WHAT IS ASKED:
From the top of the entries, reproduce each line exactly, stopping after the line that contains "0, 2, 18, 0]". Omit pictures.

SUPPLIED INFORMATION:
===============

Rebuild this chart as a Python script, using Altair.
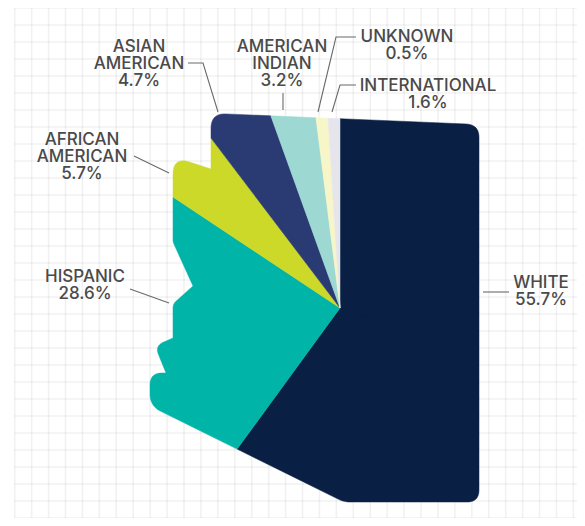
import math
import altair as alt

W, H = 569, 510
FONT = "Inter"

# Published values
labels = ["WHITE", "HISPANIC", "AFRICAN AMERICAN", "ASIAN AMERICAN", "AMERICAN INDIAN", "UNKNOWN", "INTERNATIONAL"]
published = [55.7, 28.6, 5.7, 4.7, 3.2, 0.5, 1.6]
# Wedge sizes as actually drawn in the picture, degrees clockwise from north
drawn_degrees = [216.1, 87.5, 19.2, 17.4, 12.6, 3.6, 3.6]
colors = ["#0a1f44", "#00b5a8", "#cdd928", "#2a3b74", "#9dd8d3", "#f7f6c8", "#e6e5ec"]

pie_center = (340.0, 308.0)
# State silhouette: corner x, corner y, rounding radius
outline_x = [211, 479, 479, 344, 150, 150, 166, 155, 173, 173, 193, 173, 173, 211]
outline_y = [113.3, 124.5, 502, 502, 406, 373, 373, 346, 338, 304, 286, 242, 156.5, 169]
outline_r = [15, 13, 12, 6, 12, 12, 0, 9, 0, 4, 0, 2, 18, 0]

# Text blocks: text, centre x, first baseline y
label_blocks = [
    ("ASIAN\nAMERICAN\n4.7%", 139, 52),
    ("AFRICAN\nAMERICAN\n5.7%", 82, 145),
    ("HISPANIC\n28.6%", 85, 282),
    ("AMERICAN\nINDIAN\n3.2%", 282, 52),
    ("UNKNOWN\n0.5%", 407, 42),
    ("INTERNATIONAL\n1.6%", 428, 91),
    ("WHITE\n55.7%", 541, 288),
]
# Leader lines: list of (x, y) paths
leaders = [
    [(188, 63), (203, 63), (218, 112)],
    [(134, 156), (169, 173)],
    [(130, 289), (169, 303)],
    [(283, 93), (283, 110)],
    [(356, 37), (336, 37), (318, 112)],
    [(356, 85), (340, 85), (332, 112)],
    [(483, 292), (509, 292)],
]
grid_x0, grid_dx = 14.7, 16.93
grid_y0, grid_dy = 8.0, 17.0


def rounded(xs, ys, rs):
    pts, n = [], len(xs)
    for i in range(n):
        p = (xs[i], ys[i]); r = rs[i]
        if r == 0:
            pts.append(p); continue
        a = (xs[i - 1], ys[i - 1]); b = (xs[(i + 1) % n], ys[(i + 1) % n])
        la = math.dist(a, p); lb = math.dist(b, p)
        s = (p[0] + (a[0] - p[0]) * r / la, p[1] + (a[1] - p[1]) * r / la)
        e = (p[0] + (b[0] - p[0]) * r / lb, p[1] + (b[1] - p[1]) * r / lb)
        for k in range(11):
            t = k / 10
            pts.append(((1 - t) ** 2 * s[0] + 2 * t * (1 - t) * p[0] + t * t * e[0],
                        (1 - t) ** 2 * s[1] + 2 * t * (1 - t) * p[1] + t * t * e[1]))
    return pts


def clip(poly, ang, keep_clockwise):
    """Clip to the half-plane clockwise (or counter-clockwise) of a ray at ang."""
    cx, cy = pie_center
    dx, dy = math.sin(math.radians(ang)), -math.cos(math.radians(ang))
    sign = 1 if keep_clockwise else -1
    side = lambda p: sign * (dx * (p[1] - cy) - dy * (p[0] - cx))
    out = []
    for i, p in enumerate(poly):
        q = poly[(i + 1) % len(poly)]
        sp, sq = side(p), side(q)
        if sp >= 0:
            out.append(p)
        if sp * sq < 0:
            t = sp / (sp - sq)
            out.append((p[0] + t * (q[0] - p[0]), p[1] + t * (q[1] - p[1])))
    return out


shape = rounded(outline_x, outline_y, outline_r)
features = []
start = 0.0
for name, deg in zip(labels, drawn_degrees):
    parts = max(1, math.ceil(deg / 120))
    rings = []
    for j in range(parts):
        a0 = start + deg * j / parts
        a1 = start + deg * (j + 1) / parts
        poly = clip(clip(shape, a0, True), a1, False)
        rings.append([[[x, y] for x, y in poly + poly[:1]]])
    features.append({"type": "Feature", "properties": {"name": name},
                     "geometry": {"type": "MultiPolygon", "coordinates": rings}})
    start += deg

x_scale = alt.Scale(domain=[8, 8 + W], range=[0, W], nice=False, zero=False)
y_scale = alt.Scale(domain=[8 + H, 8], range=[H, 0], nice=False, zero=False)
X = lambda f: alt.X(f, type="quantitative", scale=x_scale, axis=None)
Y = lambda f: alt.Y(f, type="quantitative", scale=y_scale, axis=None)

bottom, right = 8.0 + H, 8.0 + W
vgrid = [{"x": grid_x0 + i * grid_dx, "y": grid_y0, "y2": bottom}
         for i in range(int((right - grid_x0) / grid_dx) + 1)]
hgrid = [{"y": grid_y0 + i * grid_dy, "x": grid_x0, "x2": right}
         for i in range(int((bottom - grid_y0) / grid_dy) + 1)]
grid_style = dict(color="#000000", opacity=0.055, strokeWidth=1.6)
grid_v = alt.Chart(alt.Data(values=vgrid)).mark_rule(**grid_style).encode(
    x=X("x"), y=Y("y"), y2=alt.Y2("y2"))
grid_h = alt.Chart(alt.Data(values=hgrid)).mark_rule(**grid_style).encode(
    y=Y("y"), x=X("x"), x2=alt.X2("x2"))

slices = alt.Chart(alt.Data(values=features)).mark_geoshape(strokeWidth=0.5).encode(
    fill=alt.Color("properties.name:N", scale=alt.Scale(domain=labels, range=colors), legend=None),
    stroke=alt.Color("properties.name:N", scale=alt.Scale(domain=labels, range=colors), legend=None),
).project(type="identity", scale=1, translate=[-8, -8])

leader_rows = [{"id": i, "ord": k, "x": p[0], "y": p[1]}
               for i, path in enumerate(leaders) for k, p in enumerate(path)]
lead = alt.Chart(alt.Data(values=leader_rows)).mark_line(color="#6a6a6a", strokeWidth=1.1).encode(
    x=X("x"), y=Y("y"), detail="id:N", order="ord:Q")

text_rows = [{"t": t, "x": x, "y": y} for t, x, y in label_blocks]
text = alt.Chart(alt.Data(values=text_rows)).mark_text(
    font=FONT, fontSize=17, fontWeight=500, color="#4a4a4a", align="center", baseline="alphabetic",
    lineBreak="\n", lineHeight=17
).encode(x=X("x"), y=Y("y"), text="t:N")

chart = alt.layer(grid_v, grid_h, slices, lead, text).properties(
    width=W, height=H, padding=0, background="#ffffff", autosize=alt.AutoSizeParams(type="none")
).configure_view(strokeWidth=0)

chart.save("out.html", embed_options={"renderer": "svg", "actions": False})
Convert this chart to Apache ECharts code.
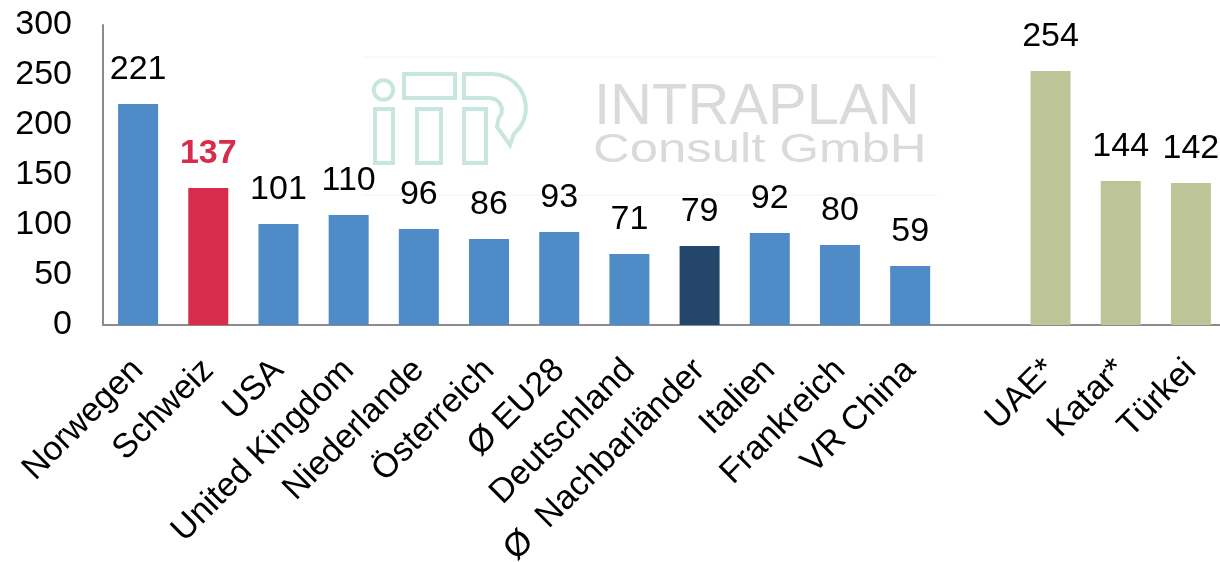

===============

REPLY:
Rebuild this chart as a Python script, using Altair.
import math
import altair as alt

W, H = 569, 510
FONT = "Inter"

# Published values
labels = ["WHITE", "HISPANIC", "AFRICAN AMERICAN", "ASIAN AMERICAN", "AMERICAN INDIAN", "UNKNOWN", "INTERNATIONAL"]
published = [55.7, 28.6, 5.7, 4.7, 3.2, 0.5, 1.6]
# Wedge sizes as actually drawn in the picture, degrees clockwise from north
drawn_degrees = [216.1, 87.5, 19.2, 17.4, 12.6, 3.6, 3.6]
colors = ["#0a1f44", "#00b5a8", "#cdd928", "#2a3b74", "#9dd8d3", "#f7f6c8", "#e6e5ec"]

pie_center = (340.0, 308.0)
# State silhouette: corner x, corner y, rounding radius
outline_x = [211, 479, 479, 344, 150, 150, 166, 155, 173, 173, 193, 173, 173, 211]
outline_y = [113.3, 124.5, 502, 502, 406, 373, 373, 346, 338, 304, 286, 242, 156.5, 169]
outline_r = [15, 13, 12, 6, 12, 12, 0, 9, 0, 4, 0, 2, 18, 0]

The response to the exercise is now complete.